* begin SUPPLIED MATERIAL *
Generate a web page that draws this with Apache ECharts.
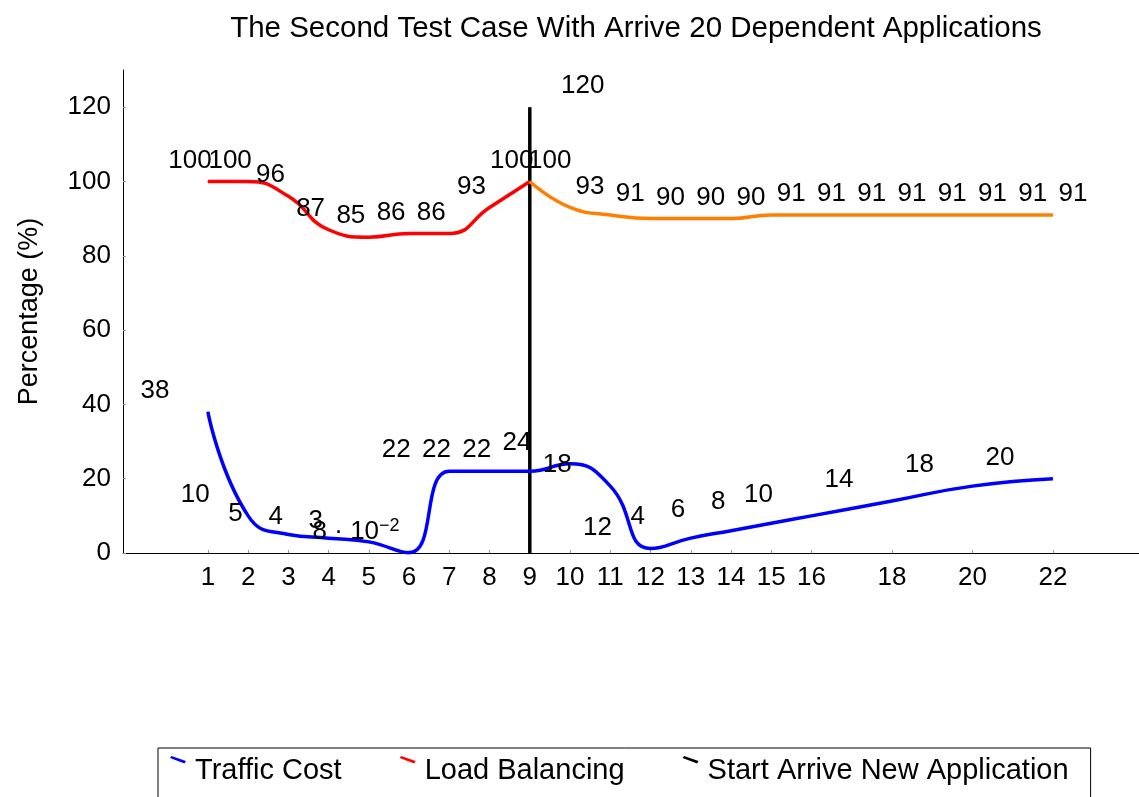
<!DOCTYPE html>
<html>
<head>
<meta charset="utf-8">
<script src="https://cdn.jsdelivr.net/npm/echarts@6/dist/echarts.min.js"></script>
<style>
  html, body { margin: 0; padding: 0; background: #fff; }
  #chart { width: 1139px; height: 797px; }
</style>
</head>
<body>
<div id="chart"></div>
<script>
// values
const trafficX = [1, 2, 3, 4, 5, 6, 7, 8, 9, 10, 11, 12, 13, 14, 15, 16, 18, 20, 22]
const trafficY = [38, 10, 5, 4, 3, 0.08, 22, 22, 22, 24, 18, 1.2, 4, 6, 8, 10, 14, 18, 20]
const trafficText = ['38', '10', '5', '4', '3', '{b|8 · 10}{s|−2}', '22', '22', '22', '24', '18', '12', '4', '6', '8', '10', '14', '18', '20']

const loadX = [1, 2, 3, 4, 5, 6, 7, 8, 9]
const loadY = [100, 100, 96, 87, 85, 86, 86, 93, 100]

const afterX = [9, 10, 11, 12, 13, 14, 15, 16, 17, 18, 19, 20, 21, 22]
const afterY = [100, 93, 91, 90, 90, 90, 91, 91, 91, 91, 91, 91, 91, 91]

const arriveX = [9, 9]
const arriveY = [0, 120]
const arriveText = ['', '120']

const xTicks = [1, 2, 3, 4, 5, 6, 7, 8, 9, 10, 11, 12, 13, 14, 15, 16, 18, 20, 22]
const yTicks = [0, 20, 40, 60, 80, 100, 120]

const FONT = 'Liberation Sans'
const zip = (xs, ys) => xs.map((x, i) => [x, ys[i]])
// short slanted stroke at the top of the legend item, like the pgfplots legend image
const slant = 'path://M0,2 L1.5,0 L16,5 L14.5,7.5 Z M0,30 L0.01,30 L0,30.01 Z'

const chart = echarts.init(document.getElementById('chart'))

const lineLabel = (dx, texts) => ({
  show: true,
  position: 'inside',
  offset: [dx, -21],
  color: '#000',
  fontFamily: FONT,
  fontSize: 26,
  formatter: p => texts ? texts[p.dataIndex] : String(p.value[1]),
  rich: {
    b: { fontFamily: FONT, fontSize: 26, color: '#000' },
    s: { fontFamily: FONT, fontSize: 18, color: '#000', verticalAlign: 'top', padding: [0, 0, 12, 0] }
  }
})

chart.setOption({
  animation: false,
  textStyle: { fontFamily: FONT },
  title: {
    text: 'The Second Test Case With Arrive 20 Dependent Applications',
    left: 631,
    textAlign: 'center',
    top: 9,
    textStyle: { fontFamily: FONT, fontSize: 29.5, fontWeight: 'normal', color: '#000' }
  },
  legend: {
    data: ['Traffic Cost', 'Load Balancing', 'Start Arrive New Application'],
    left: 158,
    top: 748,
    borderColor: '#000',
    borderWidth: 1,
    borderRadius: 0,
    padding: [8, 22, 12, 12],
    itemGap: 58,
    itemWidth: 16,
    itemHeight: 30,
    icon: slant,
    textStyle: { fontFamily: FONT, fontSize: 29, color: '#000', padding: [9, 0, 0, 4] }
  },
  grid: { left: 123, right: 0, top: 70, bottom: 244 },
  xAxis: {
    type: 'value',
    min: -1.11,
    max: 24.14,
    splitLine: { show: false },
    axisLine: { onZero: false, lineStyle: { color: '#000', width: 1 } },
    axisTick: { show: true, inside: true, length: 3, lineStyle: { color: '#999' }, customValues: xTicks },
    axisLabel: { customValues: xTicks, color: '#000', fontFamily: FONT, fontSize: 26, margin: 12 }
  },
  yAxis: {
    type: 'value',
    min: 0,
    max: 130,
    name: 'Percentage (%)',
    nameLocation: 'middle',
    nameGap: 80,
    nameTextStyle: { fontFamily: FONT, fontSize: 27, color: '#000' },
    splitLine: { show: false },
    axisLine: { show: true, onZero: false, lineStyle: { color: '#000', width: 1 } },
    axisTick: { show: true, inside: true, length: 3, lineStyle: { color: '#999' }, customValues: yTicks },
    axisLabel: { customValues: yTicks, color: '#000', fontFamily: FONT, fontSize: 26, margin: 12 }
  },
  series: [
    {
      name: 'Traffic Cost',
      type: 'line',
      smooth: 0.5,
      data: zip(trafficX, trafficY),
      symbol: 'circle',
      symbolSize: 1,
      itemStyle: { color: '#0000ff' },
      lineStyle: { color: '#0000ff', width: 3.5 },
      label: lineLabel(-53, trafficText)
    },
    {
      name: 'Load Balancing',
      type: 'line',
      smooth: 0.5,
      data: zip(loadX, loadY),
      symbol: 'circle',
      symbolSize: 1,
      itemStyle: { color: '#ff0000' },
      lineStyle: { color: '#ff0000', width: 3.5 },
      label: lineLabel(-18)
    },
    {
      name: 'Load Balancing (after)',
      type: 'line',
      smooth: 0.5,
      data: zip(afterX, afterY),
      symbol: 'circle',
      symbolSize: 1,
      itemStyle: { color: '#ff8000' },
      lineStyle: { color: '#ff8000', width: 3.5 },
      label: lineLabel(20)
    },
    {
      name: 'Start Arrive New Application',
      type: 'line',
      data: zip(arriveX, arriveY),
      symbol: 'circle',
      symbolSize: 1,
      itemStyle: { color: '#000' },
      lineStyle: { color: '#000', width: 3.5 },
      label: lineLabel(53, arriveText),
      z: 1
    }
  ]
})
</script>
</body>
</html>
* end SUPPLIED MATERIAL *
## THE PROBLEM:
Leave out the pictures and restate, word for word, the lines from the top of the data through the line containing "91, 91, 91]", both included.

## TASK OUTPUT:
Generate a web page that draws this with Apache ECharts.
<!DOCTYPE html>
<html>
<head>
<meta charset="utf-8">
<script src="https://cdn.jsdelivr.net/npm/echarts@6/dist/echarts.min.js"></script>
<style>
  html, body { margin: 0; padding: 0; background: #fff; }
  #chart { width: 1139px; height: 797px; }
</style>
</head>
<body>
<div id="chart"></div>
<script>
// values
const trafficX = [1, 2, 3, 4, 5, 6, 7, 8, 9, 10, 11, 12, 13, 14, 15, 16, 18, 20, 22]
const trafficY = [38, 10, 5, 4, 3, 0.08, 22, 22, 22, 24, 18, 1.2, 4, 6, 8, 10, 14, 18, 20]
const trafficText = ['38', '10', '5', '4', '3', '{b|8 · 10}{s|−2}', '22', '22', '22', '24', '18', '12', '4', '6', '8', '10', '14', '18', '20']

const loadX = [1, 2, 3, 4, 5, 6, 7, 8, 9]
const loadY = [100, 100, 96, 87, 85, 86, 86, 93, 100]

const afterX = [9, 10, 11, 12, 13, 14, 15, 16, 17, 18, 19, 20, 21, 22]
const afterY = [100, 93, 91, 90, 90, 90, 91, 91, 91, 91, 91, 91, 91, 91]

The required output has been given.